Britain’s EV charging industry doesn’t officially exist - and that’s a problem

Britain is investing billions in electric vehicle infrastructure. Yet the industry building it does not officially exist.

Take my company, Zest. We are one of the fastest growing providers of public electric vehicle charging infrastructure in the UK. Our job is simple: build and operate the infrastructure that allows people to charge electric vehicles in streets, car parks and other public locations.

Yet according to the UK’s official industrial classification system, we are not part of an EV charging industry at all.

Our Standard Industrial Classification (SIC) code is 82990 - “Other business support service activities not elsewhere classified.”

In other words, the infrastructure underpinning Britain’s electric vehicle transition is officially categorised alongside miscellaneous administrative services.

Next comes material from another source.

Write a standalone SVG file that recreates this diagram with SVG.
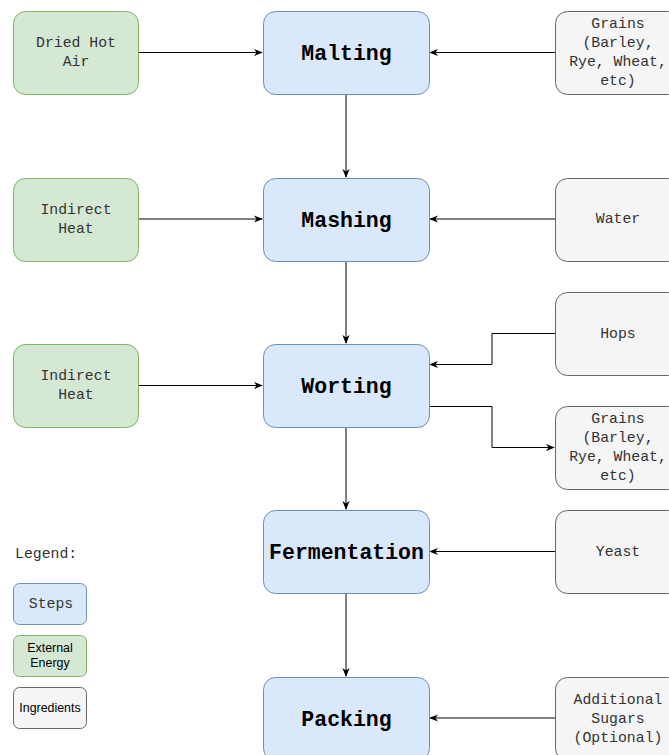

At first glance, this issue may sound like a bureaucratic curiosity. In reality, it exposes a structural gap in how the UK understands one of the fastest growing parts of its energy and transport system.

SIC codes are the framework through which government defines sectors of the economy. They shape how the Office for National Statistics collects data, how policymakers analyse industries and how industrial strategy is designed. If a sector does not have a clear classification, it becomes difficult to measure, difficult to analyse and difficult to manage strategically.

Operators are currently scattered across unrelated categories such as electricity trading, retail fuel sales, transport services and generic business support. The result is that the economic footprint of public EV charging is fragmented across datasets and largely invisible in official statistics.

The issue matters because the sector is scaling rapidly and becoming a material part of the UK’s energy system.

By 2030, public EV charging infrastructure is projected to consume between 8 and 15 terawatt hours of electricity each year, larger than sectors such as paper, glass and cement, and broadly comparable with the UK steel industry in electricity demand.

The UK is already preparing the next revision of its industrial classification system. The forthcoming revision presents an opportunity to recognise public EV charging as a distinct sector.

Creating a dedicated SIC code would not commit government to subsidies or new regulation. It would simply recognise the industry for what it already is: a growing piece of the modern energy and transport economy.

As Britain electrifies transport, recognising the sector building the charging network would be a small but essential step towards a coherent national strategy.